GIVEN DATA ::
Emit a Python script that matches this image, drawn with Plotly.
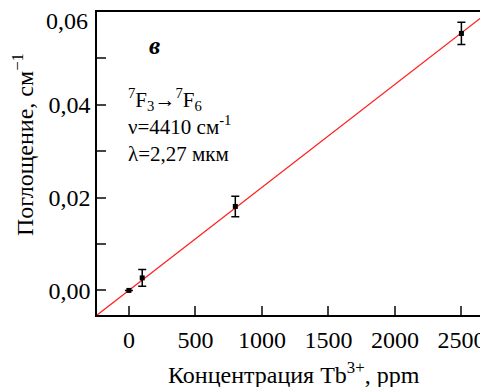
import plotly.graph_objects as go

conc = [0, 100, 800, 2500]
absorb = [0.0, 0.0027, 0.0181, 0.0554]
err = [0.0, 0.0018, 0.0022, 0.0024]
fit_x = [-240, 2700]
slope = 2.22e-5
fit_y = [slope * v for v in fit_x]
x_ticks = [0, 500, 1000, 1500, 2000, 2500]
y_ticks = [0.0, 0.02, 0.04, 0.06]
y_labels = ["0,00", "0,02", "0,04", ""]
y_top_label = "0,06"

FONT = "Liberation Serif"

fig = go.Figure()
fig.add_trace(go.Scatter(x=fit_x, y=fit_y, mode="lines",
                         line=dict(color="#ff2020", width=1.2), showlegend=False))
fig.add_trace(go.Scatter(x=conc, y=absorb, mode="markers",
                         marker=dict(symbol="square", size=5, color="black"),
                         error_y=dict(type="data", array=err, color="black",
                                      thickness=1.5, width=4),
                         showlegend=False))

# top tick label is shifted down in the reference (it would overflow the page)
fig.add_annotation(x=0, y=y_ticks[-1], xref="paper", yref="y", xanchor="right",
                   yanchor="middle", xshift=-7, yshift=-9, text=y_top_label,
                   showarrow=False, font=dict(family=FONT, size=24, color="black"))
fig.add_annotation(x=0.148, y=0.89, xref="paper", yref="paper", xanchor="center",
                   yanchor="middle", text="<b><i>в</i></b>",
                   showarrow=False, font=dict(family=FONT, size=25, color="black"))
fig.add_annotation(x=0.075, y=0.765, xref="paper", yref="paper", xanchor="left",
                   yanchor="top", align="left",
                   text="<sup>7</sup>F<sub>3</sub>→<sup>7</sup>F<sub>6</sub><br>"
                        "ν=4410 см<sup>-1</sup><br>λ=2,27 мкм",
                   showarrow=False, font=dict(family=FONT, size=21, color="black"))
# axis titles as annotations for exact placement
fig.add_annotation(x=-0.189, y=0.561, xref="paper", yref="paper", textangle=-90,
                   xanchor="center", yanchor="middle",
                   text="Поглощение, см<sup>−1</sup>", showarrow=False,
                   font=dict(family=FONT, size=24, color="black"))
fig.add_annotation(x=0.503, y=-0.19, xref="paper", yref="paper",
                   xanchor="center", yanchor="middle",
                   text="Концентрация Tb<sup>3+</sup>, ppm", showarrow=False,
                   font=dict(family=FONT, size=24, color="black"))

# The page body has an 8px margin, so the figure is drawn 8px smaller and
# shifted; margins are compensated accordingly.
fig.update_layout(
    width=480, height=379,
    margin=dict(l=89, r=0, t=4, b=72),
    paper_bgcolor="white", plot_bgcolor="white",
    font=dict(family=FONT, size=20, color="black"),
    xaxis=dict(range=[-240, 2700], tickvals=x_ticks, ticks="inside", ticklen=9,
               tickwidth=1.5, showline=True, linecolor="black", linewidth=1.5,
               mirror=True, showgrid=False, zeroline=False, automargin=False,
               ticklabelstandoff=2,
               tickfont=dict(family=FONT, size=24)),
    yaxis=dict(range=[-0.0053, 0.06002], tickvals=y_ticks, ticktext=y_labels,
               ticks="inside", ticklen=9, tickwidth=1.5,
               minor=dict(dtick=0.01, tick0=0, ticks="inside", ticklen=9, tickwidth=1.5),
               showline=True, linecolor="black", linewidth=1.5, showgrid=False,
               zeroline=False, automargin=False, tickfont=dict(family=FONT, size=24)),
)

fig.write_html("out.html")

GIVEN REQUEST ::
Make an exact reproduction of the listing above, without any pictures.

FINAL RESULT ::
Emit a Python script that matches this image, drawn with Plotly.
import plotly.graph_objects as go

conc = [0, 100, 800, 2500]
absorb = [0.0, 0.0027, 0.0181, 0.0554]
err = [0.0, 0.0018, 0.0022, 0.0024]
fit_x = [-240, 2700]
slope = 2.22e-5
fit_y = [slope * v for v in fit_x]
x_ticks = [0, 500, 1000, 1500, 2000, 2500]
y_ticks = [0.0, 0.02, 0.04, 0.06]
y_labels = ["0,00", "0,02", "0,04", ""]
y_top_label = "0,06"

FONT = "Liberation Serif"

fig = go.Figure()
fig.add_trace(go.Scatter(x=fit_x, y=fit_y, mode="lines",
                         line=dict(color="#ff2020", width=1.2), showlegend=False))
fig.add_trace(go.Scatter(x=conc, y=absorb, mode="markers",
                         marker=dict(symbol="square", size=5, color="black"),
                         error_y=dict(type="data", array=err, color="black",
                                      thickness=1.5, width=4),
                         showlegend=False))

# top tick label is shifted down in the reference (it would overflow the page)
fig.add_annotation(x=0, y=y_ticks[-1], xref="paper", yref="y", xanchor="right",
                   yanchor="middle", xshift=-7, yshift=-9, text=y_top_label,
                   showarrow=False, font=dict(family=FONT, size=24, color="black"))
fig.add_annotation(x=0.148, y=0.89, xref="paper", yref="paper", xanchor="center",
                   yanchor="middle", text="<b><i>в</i></b>",
                   showarrow=False, font=dict(family=FONT, size=25, color="black"))
fig.add_annotation(x=0.075, y=0.765, xref="paper", yref="paper", xanchor="left",
                   yanchor="top", align="left",
                   text="<sup>7</sup>F<sub>3</sub>→<sup>7</sup>F<sub>6</sub><br>"
                        "ν=4410 см<sup>-1</sup><br>λ=2,27 мкм",
                   showarrow=False, font=dict(family=FONT, size=21, color="black"))
# axis titles as annotations for exact placement
fig.add_annotation(x=-0.189, y=0.561, xref="paper", yref="paper", textangle=-90,
                   xanchor="center", yanchor="middle",
                   text="Поглощение, см<sup>−1</sup>", showarrow=False,
                   font=dict(family=FONT, size=24, color="black"))
fig.add_annotation(x=0.503, y=-0.19, xref="paper", yref="paper",
                   xanchor="center", yanchor="middle",
                   text="Концентрация Tb<sup>3+</sup>, ppm", showarrow=False,
                   font=dict(family=FONT, size=24, color="black"))

# The page body has an 8px margin, so the figure is drawn 8px smaller and
# shifted; margins are compensated accordingly.
fig.update_layout(
    width=480, height=379,
    margin=dict(l=89, r=0, t=4, b=72),
    paper_bgcolor="white", plot_bgcolor="white",
    font=dict(family=FONT, size=20, color="black"),
    xaxis=dict(range=[-240, 2700], tickvals=x_ticks, ticks="inside", ticklen=9,
               tickwidth=1.5, showline=True, linecolor="black", linewidth=1.5,
               mirror=True, showgrid=False, zeroline=False, automargin=False,
               ticklabelstandoff=2,
               tickfont=dict(family=FONT, size=24)),
    yaxis=dict(range=[-0.0053, 0.06002], tickvals=y_ticks, ticktext=y_labels,
               ticks="inside", ticklen=9, tickwidth=1.5,
               minor=dict(dtick=0.01, tick0=0, ticks="inside", ticklen=9, tickwidth=1.5),
               showline=True, linecolor="black", linewidth=1.5, showgrid=False,
               zeroline=False, automargin=False, tickfont=dict(family=FONT, size=24)),
)

fig.write_html("out.html")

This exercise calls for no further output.